-- Start of Collected data --
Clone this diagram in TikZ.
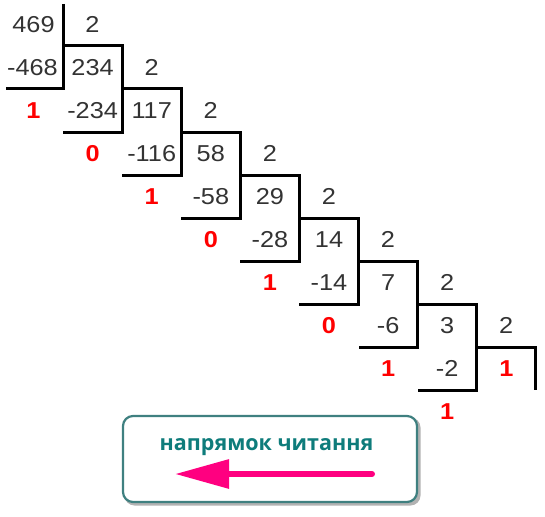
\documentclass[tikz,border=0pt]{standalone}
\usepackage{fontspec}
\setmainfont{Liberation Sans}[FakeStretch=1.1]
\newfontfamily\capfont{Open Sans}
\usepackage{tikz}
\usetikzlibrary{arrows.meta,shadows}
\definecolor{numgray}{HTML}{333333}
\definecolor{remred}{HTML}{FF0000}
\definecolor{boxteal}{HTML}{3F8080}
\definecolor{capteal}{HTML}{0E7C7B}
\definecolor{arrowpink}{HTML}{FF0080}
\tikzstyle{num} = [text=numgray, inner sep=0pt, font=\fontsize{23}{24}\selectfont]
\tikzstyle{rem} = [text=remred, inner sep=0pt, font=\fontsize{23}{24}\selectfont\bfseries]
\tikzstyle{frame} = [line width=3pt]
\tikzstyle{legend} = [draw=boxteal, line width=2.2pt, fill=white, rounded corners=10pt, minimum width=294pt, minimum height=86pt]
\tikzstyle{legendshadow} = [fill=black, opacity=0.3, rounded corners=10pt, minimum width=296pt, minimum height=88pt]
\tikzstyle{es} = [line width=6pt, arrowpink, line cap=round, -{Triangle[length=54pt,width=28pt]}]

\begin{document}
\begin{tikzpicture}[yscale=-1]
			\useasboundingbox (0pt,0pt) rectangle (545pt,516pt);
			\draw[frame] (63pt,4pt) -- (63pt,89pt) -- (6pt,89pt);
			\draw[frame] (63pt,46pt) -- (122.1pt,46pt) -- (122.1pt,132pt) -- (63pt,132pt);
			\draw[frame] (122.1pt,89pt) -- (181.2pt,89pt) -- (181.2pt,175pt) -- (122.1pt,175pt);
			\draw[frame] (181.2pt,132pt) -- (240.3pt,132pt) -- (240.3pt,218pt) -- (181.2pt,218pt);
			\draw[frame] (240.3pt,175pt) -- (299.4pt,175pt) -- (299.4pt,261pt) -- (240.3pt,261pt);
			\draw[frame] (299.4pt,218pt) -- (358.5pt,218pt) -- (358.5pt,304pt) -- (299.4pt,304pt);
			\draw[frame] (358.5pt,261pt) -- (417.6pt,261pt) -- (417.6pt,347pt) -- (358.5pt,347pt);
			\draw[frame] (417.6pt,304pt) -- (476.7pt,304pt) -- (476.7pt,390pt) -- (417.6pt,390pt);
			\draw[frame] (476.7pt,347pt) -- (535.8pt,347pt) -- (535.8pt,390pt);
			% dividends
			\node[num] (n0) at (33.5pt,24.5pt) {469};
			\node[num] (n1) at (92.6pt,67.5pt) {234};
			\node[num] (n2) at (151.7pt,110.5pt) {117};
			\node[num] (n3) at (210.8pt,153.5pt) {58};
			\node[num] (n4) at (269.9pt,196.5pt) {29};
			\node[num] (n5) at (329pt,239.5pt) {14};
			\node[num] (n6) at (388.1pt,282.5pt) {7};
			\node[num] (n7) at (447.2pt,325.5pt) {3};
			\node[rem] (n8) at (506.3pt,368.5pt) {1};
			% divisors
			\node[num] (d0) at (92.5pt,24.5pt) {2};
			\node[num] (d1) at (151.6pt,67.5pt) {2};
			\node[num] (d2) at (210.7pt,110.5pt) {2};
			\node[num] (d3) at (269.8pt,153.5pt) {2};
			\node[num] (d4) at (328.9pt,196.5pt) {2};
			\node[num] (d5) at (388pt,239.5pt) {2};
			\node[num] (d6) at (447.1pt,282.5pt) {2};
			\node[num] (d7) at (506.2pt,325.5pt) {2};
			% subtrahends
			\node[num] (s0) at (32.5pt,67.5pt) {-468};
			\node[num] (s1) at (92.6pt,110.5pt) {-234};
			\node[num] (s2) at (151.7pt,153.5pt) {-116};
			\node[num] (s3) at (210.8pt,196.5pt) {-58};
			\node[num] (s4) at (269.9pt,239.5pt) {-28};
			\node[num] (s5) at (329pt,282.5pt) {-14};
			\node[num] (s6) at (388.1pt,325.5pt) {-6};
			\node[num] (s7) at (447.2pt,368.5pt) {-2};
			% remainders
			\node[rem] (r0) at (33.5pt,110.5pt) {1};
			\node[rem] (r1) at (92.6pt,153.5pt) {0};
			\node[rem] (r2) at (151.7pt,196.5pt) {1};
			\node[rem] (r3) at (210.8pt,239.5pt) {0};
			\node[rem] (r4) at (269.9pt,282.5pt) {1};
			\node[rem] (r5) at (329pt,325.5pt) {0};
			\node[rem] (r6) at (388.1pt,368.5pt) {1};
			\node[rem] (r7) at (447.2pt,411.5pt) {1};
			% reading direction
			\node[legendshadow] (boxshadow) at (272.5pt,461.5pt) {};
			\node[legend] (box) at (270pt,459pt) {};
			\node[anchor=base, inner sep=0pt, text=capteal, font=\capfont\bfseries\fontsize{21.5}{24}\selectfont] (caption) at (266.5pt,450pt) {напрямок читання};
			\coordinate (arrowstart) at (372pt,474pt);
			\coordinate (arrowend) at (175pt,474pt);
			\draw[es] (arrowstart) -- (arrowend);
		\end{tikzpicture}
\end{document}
-- End of Collected data --
§ Objective
Leave out the pictures and retype every line above exactly.

§ Written answer
Clone this diagram in TikZ.
\documentclass[tikz,border=0pt]{standalone}
\usepackage{fontspec}
\setmainfont{Liberation Sans}[FakeStretch=1.1]
\newfontfamily\capfont{Open Sans}
\usepackage{tikz}
\usetikzlibrary{arrows.meta,shadows}
\definecolor{numgray}{HTML}{333333}
\definecolor{remred}{HTML}{FF0000}
\definecolor{boxteal}{HTML}{3F8080}
\definecolor{capteal}{HTML}{0E7C7B}
\definecolor{arrowpink}{HTML}{FF0080}
\tikzstyle{num} = [text=numgray, inner sep=0pt, font=\fontsize{23}{24}\selectfont]
\tikzstyle{rem} = [text=remred, inner sep=0pt, font=\fontsize{23}{24}\selectfont\bfseries]
\tikzstyle{frame} = [line width=3pt]
\tikzstyle{legend} = [draw=boxteal, line width=2.2pt, fill=white, rounded corners=10pt, minimum width=294pt, minimum height=86pt]
\tikzstyle{legendshadow} = [fill=black, opacity=0.3, rounded corners=10pt, minimum width=296pt, minimum height=88pt]
\tikzstyle{es} = [line width=6pt, arrowpink, line cap=round, -{Triangle[length=54pt,width=28pt]}]

\begin{document}
\begin{tikzpicture}[yscale=-1]
			\useasboundingbox (0pt,0pt) rectangle (545pt,516pt);
			\draw[frame] (63pt,4pt) -- (63pt,89pt) -- (6pt,89pt);
			\draw[frame] (63pt,46pt) -- (122.1pt,46pt) -- (122.1pt,132pt) -- (63pt,132pt);
			\draw[frame] (122.1pt,89pt) -- (181.2pt,89pt) -- (181.2pt,175pt) -- (122.1pt,175pt);
			\draw[frame] (181.2pt,132pt) -- (240.3pt,132pt) -- (240.3pt,218pt) -- (181.2pt,218pt);
			\draw[frame] (240.3pt,175pt) -- (299.4pt,175pt) -- (299.4pt,261pt) -- (240.3pt,261pt);
			\draw[frame] (299.4pt,218pt) -- (358.5pt,218pt) -- (358.5pt,304pt) -- (299.4pt,304pt);
			\draw[frame] (358.5pt,261pt) -- (417.6pt,261pt) -- (417.6pt,347pt) -- (358.5pt,347pt);
			\draw[frame] (417.6pt,304pt) -- (476.7pt,304pt) -- (476.7pt,390pt) -- (417.6pt,390pt);
			\draw[frame] (476.7pt,347pt) -- (535.8pt,347pt) -- (535.8pt,390pt);
			% dividends
			\node[num] (n0) at (33.5pt,24.5pt) {469};
			\node[num] (n1) at (92.6pt,67.5pt) {234};
			\node[num] (n2) at (151.7pt,110.5pt) {117};
			\node[num] (n3) at (210.8pt,153.5pt) {58};
			\node[num] (n4) at (269.9pt,196.5pt) {29};
			\node[num] (n5) at (329pt,239.5pt) {14};
			\node[num] (n6) at (388.1pt,282.5pt) {7};
			\node[num] (n7) at (447.2pt,325.5pt) {3};
			\node[rem] (n8) at (506.3pt,368.5pt) {1};
			% divisors
			\node[num] (d0) at (92.5pt,24.5pt) {2};
			\node[num] (d1) at (151.6pt,67.5pt) {2};
			\node[num] (d2) at (210.7pt,110.5pt) {2};
			\node[num] (d3) at (269.8pt,153.5pt) {2};
			\node[num] (d4) at (328.9pt,196.5pt) {2};
			\node[num] (d5) at (388pt,239.5pt) {2};
			\node[num] (d6) at (447.1pt,282.5pt) {2};
			\node[num] (d7) at (506.2pt,325.5pt) {2};
			% subtrahends
			\node[num] (s0) at (32.5pt,67.5pt) {-468};
			\node[num] (s1) at (92.6pt,110.5pt) {-234};
			\node[num] (s2) at (151.7pt,153.5pt) {-116};
			\node[num] (s3) at (210.8pt,196.5pt) {-58};
			\node[num] (s4) at (269.9pt,239.5pt) {-28};
			\node[num] (s5) at (329pt,282.5pt) {-14};
			\node[num] (s6) at (388.1pt,325.5pt) {-6};
			\node[num] (s7) at (447.2pt,368.5pt) {-2};
			% remainders
			\node[rem] (r0) at (33.5pt,110.5pt) {1};
			\node[rem] (r1) at (92.6pt,153.5pt) {0};
			\node[rem] (r2) at (151.7pt,196.5pt) {1};
			\node[rem] (r3) at (210.8pt,239.5pt) {0};
			\node[rem] (r4) at (269.9pt,282.5pt) {1};
			\node[rem] (r5) at (329pt,325.5pt) {0};
			\node[rem] (r6) at (388.1pt,368.5pt) {1};
			\node[rem] (r7) at (447.2pt,411.5pt) {1};
			% reading direction
			\node[legendshadow] (boxshadow) at (272.5pt,461.5pt) {};
			\node[legend] (box) at (270pt,459pt) {};
			\node[anchor=base, inner sep=0pt, text=capteal, font=\capfont\bfseries\fontsize{21.5}{24}\selectfont] (caption) at (266.5pt,450pt) {напрямок читання};
			\coordinate (arrowstart) at (372pt,474pt);
			\coordinate (arrowend) at (175pt,474pt);
			\draw[es] (arrowstart) -- (arrowend);
		\end{tikzpicture}
\end{document}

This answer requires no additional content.